America’s air safety and management systems are close to being updated for the better, but may be held up by one company’s insistence on clinging to an outdated labor law that gives it an advantage over its rivals.
The House and Senate have each passed their version of the Federal Aviation Administration (FAA) Reauthorization Act, and those will be settled in a conference committee sometime in April. Delivery giant FedEx is threatening to hold up the process unless it gets to maintain a special treatment it gets over its rivals.
The advantage works like this: When pitching UPS customers, FedEx’s aggressive sales force is famous for bragging that the special government protections of the Railway Labor Act (RLA) makes it “union proof.” And when pitching the politicians in Washington, DC who give it those special protections, FedEx’s aggressive lobbying force argues that if its truck drivers were regulated the same way every other express-delivery companies’ are—by the National Labor Relations Act (NLRA)—it would inevitably unionize their company.
We are warned from childhood that sales pitches and political pitches are known more for their surface appeal than the facts that underlie them. Scratch the surface of FedEx’s pitches, and they quickly fall apart.
The facts are these: Of the FedEx employees regulated by the so-called “union-proof” RLA, over 95 percent are unionized. And of the FedEx employees regulated under the so-called union-forcing” NLRA less than 1 percent are unionized.
So, Fed Ex’s political pitch is not merely exaggerated, but diametrically at odds with the facts.
So, why is FedEx Express lobbying so hard to keep its truck drivers regulated as if they were airline employees, when history demonstrates this has no real-world effect on union participation inside FedEx? It’s because FedEx uses the disparity as leverage against UPS in high-pressure sales. FedEx wants to scare prospective clients into dropping UPS and signing on with FedEx on grounds that FedEx is “union proof” and so they will never face a strike.
There’s nothing inherently wrong with aggressive sales efforts. The problem comes when a company is selling the protection they are getting from Washington DC, rather than better products and services. FedEx is selling a supposedly “strike-proof” status granted by Washington, while UPS has no such protection. That’s not the free market at work, its government favoritism, and it should stop.

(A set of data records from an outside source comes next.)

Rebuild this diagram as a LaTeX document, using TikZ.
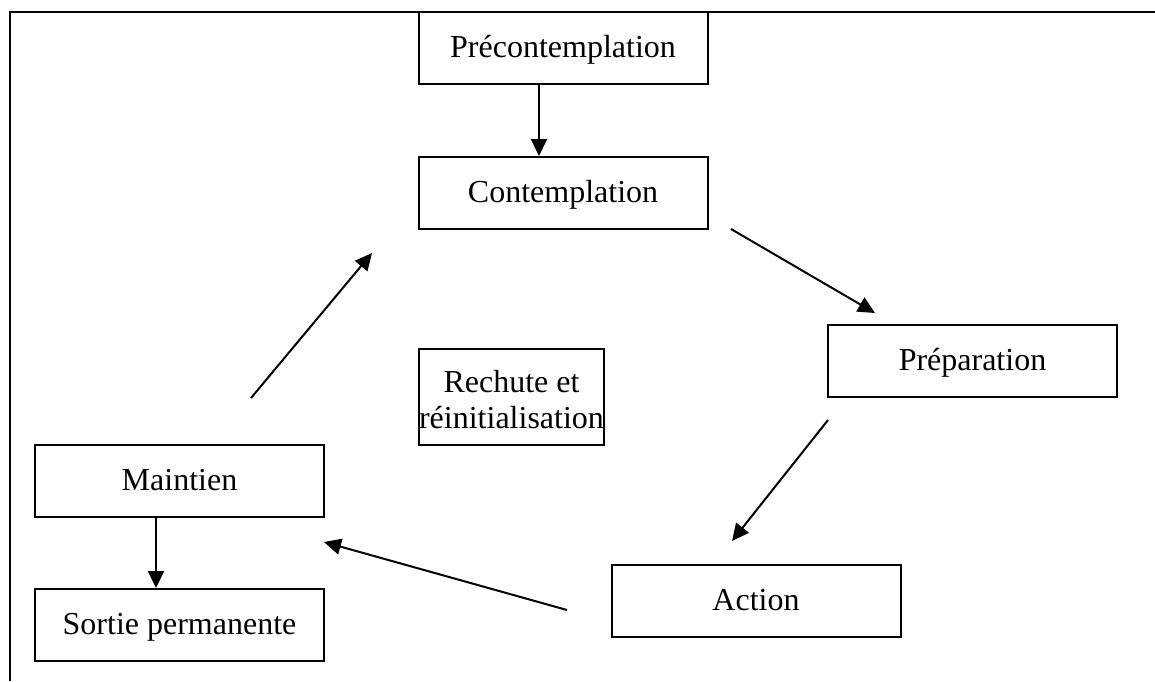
\documentclass[tikz,border=0pt]{standalone}
\usepackage{fontspec}
\setmainfont{Liberation Serif}
\usetikzlibrary{arrows.meta}
\begin{document}
\begin{tikzpicture}[x=1pt,y=-1pt,
  stage/.style={draw=black, line width=2pt, rectangle, inner sep=0pt,
    minimum width=289pt, minimum height=72pt,
    font=\fontsize{32}{36}\selectfont, text height=22pt, text depth=3pt},
  txt/.style={inner sep=0pt, font=\fontsize{32}{36}\selectfont, align=center},
  arr/.style={line width=2pt, -{Triangle[length=17pt,width=16pt]}},
  frame/.style={line width=2.8pt}]
\useasboundingbox (0,0) rectangle (1155,681);
% outer frame (top and left edges)
\coordinate (fa) at (10,681);
\coordinate (fb) at (10,12);
\coordinate (fc) at (1155,12);
\draw[frame] (fa) -- (fb) -- (fc);
% stages
\node[stage] (pre) at (563,48) {Précontemplation};
\node[stage] (con) at (563,193) {Contemplation};
\node[stage] (prep) at (972.5,361) {Préparation};
\node[stage] (act) at (756,601) {Action};
\node[stage] (main) at (179.5,481) {Maintien};
\node[stage] (sort) at (179.5,625) {Sortie permanente};
\node[stage, minimum width=185pt, minimum height=96pt] (rech) at (511.5,397) {};
\node[txt] (rechtxt) at (511.5,400) {Rechute et\\réinitialisation};
% vertical arrows
\draw[arr] ([xshift=-24pt]pre.south) -- ([xshift=-24pt]con.north);
\draw[arr] ([xshift=-23.5pt]main.south) -- ([xshift=-23.5pt]sort.north);
% cycle arrows (free-floating)
\coordinate (m1) at (251,398);
\coordinate (m2) at (372,253);
\coordinate (c1) at (731,229);
\coordinate (c2) at (875,313);
\coordinate (p1) at (828,420);
\coordinate (p2) at (732,541);
\coordinate (a1) at (567,610);
\coordinate (a2) at (324,542);
\draw[arr] (m1) -- (m2);
\draw[arr] (c1) -- (c2);
\draw[arr] (p1) -- (p2);
\draw[arr] (a1) -- (a2);
\end{tikzpicture}
\end{document}
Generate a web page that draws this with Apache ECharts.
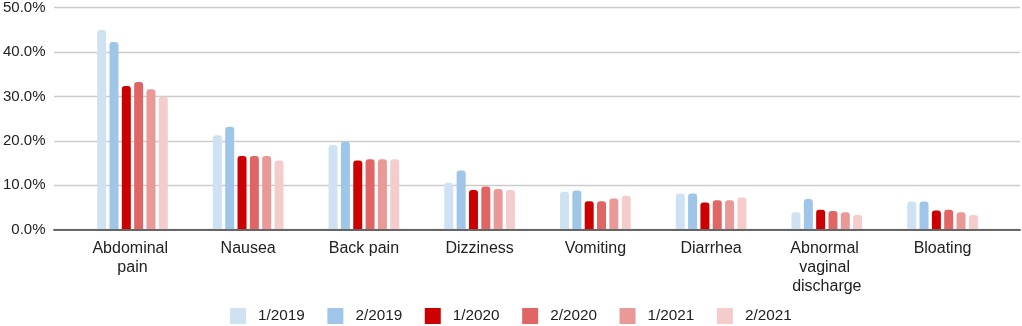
<!DOCTYPE html>
<html>
<head>
<meta charset="utf-8">
<script src="https://cdn.jsdelivr.net/npm/echarts@6/dist/echarts.min.js"></script>
<style>
html,body{margin:0;padding:0;background:#fff;}
#chart{width:1022px;height:326px;}
</style>
</head>
<body>
<div id="chart"></div>
<script>
const categories = ["Abdominal pain", "Nausea", "Back pain", "Dizziness", "Vomiting", "Diarrhea", "Abnormal vaginal discharge", "Bloating"];
const seriesNames = ["1/2019", "2/2019", "1/2020", "2/2020", "1/2021", "2/2021"];
const s2019_1 = [44.8, 21.2, 19.0, 10.5, 8.5, 8.1, 3.9, 6.3];
const s2019_2 = [42.1, 23.1, 19.7, 13.3, 8.8, 8.1, 6.9, 6.3];
const s2020_1 = [32.2, 16.5, 15.5, 8.9, 6.4, 6.1, 4.5, 4.3];
const s2020_2 = [33.1, 16.5, 15.8, 9.7, 6.4, 6.6, 4.2, 4.5];
const s2021_1 = [31.5, 16.5, 15.8, 9.1, 7.0, 6.6, 3.9, 3.9];
const s2021_2 = [29.8, 15.5, 15.8, 8.9, 7.6, 7.2, 3.3, 3.3];
const yTicks = [0, 10, 20, 30, 40, 50];
const colors = ["#cfe2f3", "#9fc5e8", "#cc0000", "#e06666", "#ea9999", "#f4cccc"];

const allSeries = [s2019_1, s2019_2, s2020_1, s2020_2, s2021_1, s2021_2];
const chart = echarts.init(document.getElementById('chart'), null, {renderer: 'canvas'});
const font = 'Liberation Sans, Arial, sans-serif';

chart.setOption({
  animation: false,
  color: colors,
  textStyle: {fontFamily: font},
  grid: [
    {left: 53.5, right: 2, top: 6.7, bottom: 96.3},
    {left: 74.6, right: 21.6, top: 6.7, bottom: 96.3}
  ],
  xAxis: [
    {gridIndex: 0, type: 'value', min: 0, max: 1,
     axisLine: {show: true, lineStyle: {color: '#666', width: 2}},
     axisTick: {show: false}, axisLabel: {show: false}, splitLine: {show: false}, z: 5},
    {gridIndex: 1, type: 'category', data: categories,
     axisLine: {show: false}, axisTick: {show: false},
     axisLabel: {fontSize: 16, color: '#222', margin: 9, lineHeight: 19, width: 92, overflow: 'break', interval: 0, fontFamily: font}}
  ],
  yAxis: [
    {gridIndex: 0, type: 'value', min: yTicks[0], max: yTicks[yTicks.length - 1], interval: 10,
     axisLine: {show: false}, axisTick: {show: false},
     axisLabel: {fontSize: 15, color: '#222', margin: 8.5, formatter: v => v.toFixed(1) + '%', fontFamily: font},
     splitLine: {lineStyle: {color: '#cccccc', width: 1.3}}},
    {gridIndex: 1, type: 'value', min: yTicks[0], max: yTicks[yTicks.length - 1], interval: 10, show: false}
  ],
  legend: {
    left: 225, top: 303,
    itemWidth: 16, itemHeight: 16, itemGap: 22.6,
    icon: 'rect',
    textStyle: {fontSize: 15.3, color: '#222', padding: [0, 0, 0, 7], fontFamily: font},
    data: seriesNames
  },
  series: seriesNames.map((name, i) => ({
    name: name,
    type: 'bar',
    xAxisIndex: 1, yAxisIndex: 1,
    data: allSeries[i],
    barWidth: 9,
    barGap: '37%',
    itemStyle: {borderRadius: [3, 3, 0, 0]}
  }))
});
</script>
</body>
</html>
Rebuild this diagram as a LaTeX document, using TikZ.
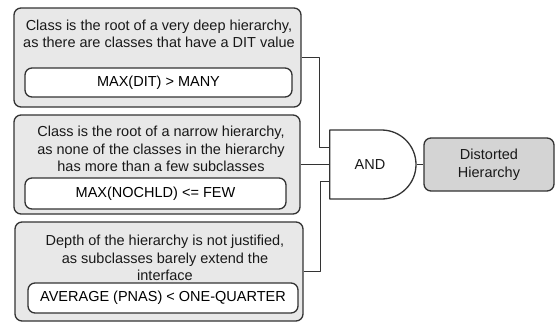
\documentclass[tikz,border=0pt]{standalone}
\usepackage{fontspec}
\setmainfont{Liberation Sans}
\usetikzlibrary{positioning,shapes.gates.logic.US}
\definecolor{boxgray}{HTML}{E8E8E8}
\definecolor{resgray}{HTML}{D4D4D4}
\definecolor{edge}{HTML}{333333}
\begin{document}
\begin{tikzpicture}[x=1pt,y=-1pt,font=\fontsize{14.5}{17.5}\selectfont,line join=round,
	cond/.style={draw=edge,line width=1.3pt,rounded corners=7pt,fill=boxgray,inner sep=0pt},
	metric/.style={draw=edge,line width=1.3pt,rounded corners=7pt,fill=white,inner sep=0pt},
	desc/.style={align=center,inner sep=0pt,text=black!90},
	wire/.style={draw=edge,line width=1.3pt}]
	\useasboundingbox (0,0) rectangle (555,322);
	% the three conditions
	\node[cond,minimum width=287,minimum height=99] (c1) at (157.5,57.5) {};
	\node[desc] (t1) at (159,34) {Class is the root of a very deep hierarchy,\\as there are classes that have a DIT value};
	\node[metric,minimum width=267,minimum height=29] (m1) at (158.5,82.5) {MAX(DIT) > MANY};
	\node[cond,minimum width=286,minimum height=99] (c2) at (157,164.5) {};
	\node[desc] (t2) at (161,149) {Class is the root of a narrow hierarchy,\\as none of the classes in the hierarchy\\has more than a few subclasses};
	\node[metric,minimum width=261,minimum height=31] (m2) at (155.5,193.5) {MAX(NOCHLD) <= FEW};
	\node[cond,minimum width=288,minimum height=99] (c3) at (159,271.5) {};
	\node[desc] (t3) at (165,258) {Depth of the hierarchy is not justified,\\as subclasses barely extend the\\interface};
	\node[metric,minimum width=270,minimum height=30] (m3) at (163,298) {AVERAGE (PNAS) < ONE-QUARTER};
	% gate and result
	\node[and gate US,draw=edge,line width=1.3pt,logic gate inputs=nnn,minimum width=70,minimum height=69,text=black!90] (gate) at (370,164.5) {AND};
	\node[cond,fill=resgray,minimum width=130,minimum height=53,align=center,text=black!90] (res) at (489,164.5) {Distorted\\Hierarchy};
	\draw[wire] (c1.east) -- ++(18,0) |- (gate.input 1);
	\draw[wire] (c2.east) -- (gate.input 2);
	\draw[wire] (c3.east) -- ++(17,0) |- (gate.input 3);
	\draw[wire] (gate.output) -- (res);
\end{tikzpicture}
\end{document}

While Americans understand the importance of equal treatment under the law, some are hesitant to treat these competitors equally for the reason that their political opponents—notably labor unions—also support treating the companies equally. These unions may entertain fantasies of a unionized FedEx, but the long history of FedEx’s NRLA workforce is one on rejecting unionization. And since that seems unlikely to change, the unions’ fantasies are just that.
While anyone who knows me can confirm that I’ve never been a political ally of big labor, when I supported more domestic energy drilling in Alaska, I did not let the fact that unions also supported that drilling dissuade me. Facts are stubborn things and I don’t much care who agrees or disagrees with me when I am standing on a clear principle.
For too long, FedEx has supported regulations in Washington that disadvantage its chief rival, UPS. They have had years to enjoy the favoritism, and to use that favoritism to spin potential clients. But now it’s time for these political games to end. It’s time both companies were treated equally under the law, and compete for customers without government intervention.
Malcolm Wallop, Chairman of Frontiers of Freedom, served for three terms as a Republican Senator from Wyoming.